Paper No. 5
Presentation Time: 08:30-18:30
THE PEÑA DE BERNAL NATURAL MONUMENT OF QUERETARO, MEXICO
Peña de Bernal is a natural monument of Queretaro State in central Mexico located next to the Magic town of Bernal. By its height of 433 m on the highest side, Peña de Bernal is among the tallest monoliths of the world. Peña de Bernal was recently declared Intangible Cultural Heritage of Humanity Patrimony by UNESCO. In spite of being both a natural and cultural monument, little is known about its origin, physical characteristics and chemical composition. Peña de Bernal is located at the intersection of three major geologic provinces, the Miocene-Quaternary Mexican Volcanic Belt, the mid-Tertiary Sierra Madre Occidental ignimbrite-dominated sequence, and the Mesozoic Sierra Madre Oriental folded belt, which in this area corresponds to the Sierra Gorda sector.
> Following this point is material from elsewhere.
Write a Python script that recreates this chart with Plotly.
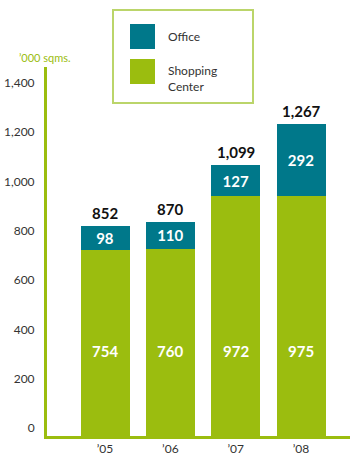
import plotly.graph_objects as go

# Gross leasable area by year, in thousand square metres
years = ["’05", "’06", "’07", "’08"]
shopping_center = [754, 760, 972, 975]
office = [98, 110, 127, 292]
totals = [852, 870, 1099, 1267]
y_ticks = [0, 200, 400, 600, 800, 1000, 1200, 1400]

GREEN = "#9BBD0F"
TEAL = "#00788A"
FRAME = "#BBD56A"
INK = "#333333"
FONT = "Lato"

W, H = 350, 456
L, R, T, B = 47, 0, 67, 20
pw, ph = W - L - R, H - T - B


def px(x):
    return (x - L) / pw


def py(y):
    return (H - B - y) / ph


fig = go.Figure()
fig.add_trace(go.Bar(
    x=years, y=shopping_center, name="Shopping Center",
    marker=dict(color=GREEN, line=dict(width=0)),
))
fig.add_trace(go.Bar(
    x=years, y=office, name="Office",
    marker=dict(color=TEAL, line=dict(width=0)),
    text=[str(v) for v in office], textposition="inside",
    insidetextanchor="middle",
    textfont=dict(family=FONT, size=15, color="white", weight="bold"),
))

annotations = []
# shopping-center values sit on a common line inside the green bars
for yr, v in zip(years, shopping_center):
    annotations.append(dict(
        x=yr, y=345, xref="x", yref="y", text=str(v), showarrow=False,
        font=dict(family=FONT, size=15, color="white", weight="bold"),
    ))
# totals above each stack
for yr, v in zip(years, totals):
    annotations.append(dict(
        x=yr, y=v, xref="x", yref="y", text=f"{v:,}", showarrow=False,
        yanchor="bottom", yshift=2,
        font=dict(family=FONT, size=15, color="#111111", weight="bold"),
    ))
# unit label
annotations.append(dict(
    x=px(17), y=py(57), xref="paper", yref="paper", text="’000 sqms.",
    showarrow=False, xanchor="left", yanchor="middle",
    font=dict(family=FONT, size=11, color=GREEN),
))
# legend text
annotations.append(dict(
    x=px(166), y=py(36), xref="paper", yref="paper", text="Office",
    showarrow=False, xanchor="left", yanchor="middle",
    font=dict(family=FONT, size=12, color=INK),
))
annotations.append(dict(
    x=px(166), y=py(79), xref="paper", yref="paper",
    text="Shopping<br>Center", showarrow=False, xanchor="left",
    yanchor="middle", align="left",
    font=dict(family=FONT, size=12, color=INK),
))

shapes = [
    # legend frame
    dict(type="rect", xref="paper", yref="paper",
         x0=px(113), x1=px(253), y0=py(103), y1=py(10),
         line=dict(color=FRAME, width=2), fillcolor="white", layer="below"),
    dict(type="rect", xref="paper", yref="paper",
         x0=px(130), x1=px(155), y0=py(49), y1=py(24),
         line=dict(width=0), fillcolor=TEAL),
    dict(type="rect", xref="paper", yref="paper",
         x0=px(130), x1=px(155), y0=py(84), y1=py(59),
         line=dict(width=0), fillcolor=GREEN),
]

fig.update_layout(
    width=W, height=H,
    margin=dict(l=L, r=R, t=T, b=B, pad=0),
    paper_bgcolor="white", plot_bgcolor="white",
    barmode="stack", bargap=0.25,
    showlegend=False,
    annotations=annotations, shapes=shapes,
    font=dict(family=FONT, size=11, color=INK),
    uniformtext=dict(minsize=15, mode="show"),
)
fig.update_xaxes(
    range=[-0.888, 3.75], showgrid=False, zeroline=False,
    showline=True, linecolor=GREEN, linewidth=3, ticks="",
    tickfont=dict(family=FONT, size=12, color=INK),
)
fig.update_yaxes(
    range=[0, 1497], tickvals=y_ticks, tickformat=",",
    showgrid=False, zeroline=False, showline=True, linecolor=GREEN,
    linewidth=3, ticks="", ticklabelstandoff=7, ticklabelshift=-8,
    tickfont=dict(family=FONT, size=12, color=INK),
)

fig.write_html("out.html")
Peña de Bernal intrudes marine Mesozoic sedimentary rocks, including Las Trancas (Kimmeridgian-Barremian) and Soyatal (Turonian) formations. Due to its aspect of a leucocratic-igneous rock it has been misinterpreted as a plutonic rock of Eocene or older age. However, our studies show that Peña de Bernal is a dacitic dome with a SiO2= 67 wt% and an age of 8.7 ± 0.2 Ma (average of 2 ages). The complete Peña de Bernal body includes 3 lobes that crop out in a ca. 3.5 x 1.5 km area with an elongated shape oriented N40°E. Texture of the rock is porphyritic, nearly hollocrystalline (80 vol.% crystals and 20 vol.% glass), with a complex mineral assemblage of pyroxene, hornblende, biotite, plagioclase, and quartz, plus accessory apatite and zircon. Peña de Bernal is intensively fractured along its margins, but without being brecciated. The country rock is sheared along the contact surface with the dome, and vertical slicken-sides were observed in some cases due to this shearing. These observations, together with the highly crystallized nature of the rock, indicate a forceful injection of the dome and suggest that it may have been practically solid (80% crystalline) and relatively cold when it was emplaced. Peña de Bernal dacite is a spine-type endogenous dome that was forcefully injected through the Mesozoic sequence practically as a solid plug.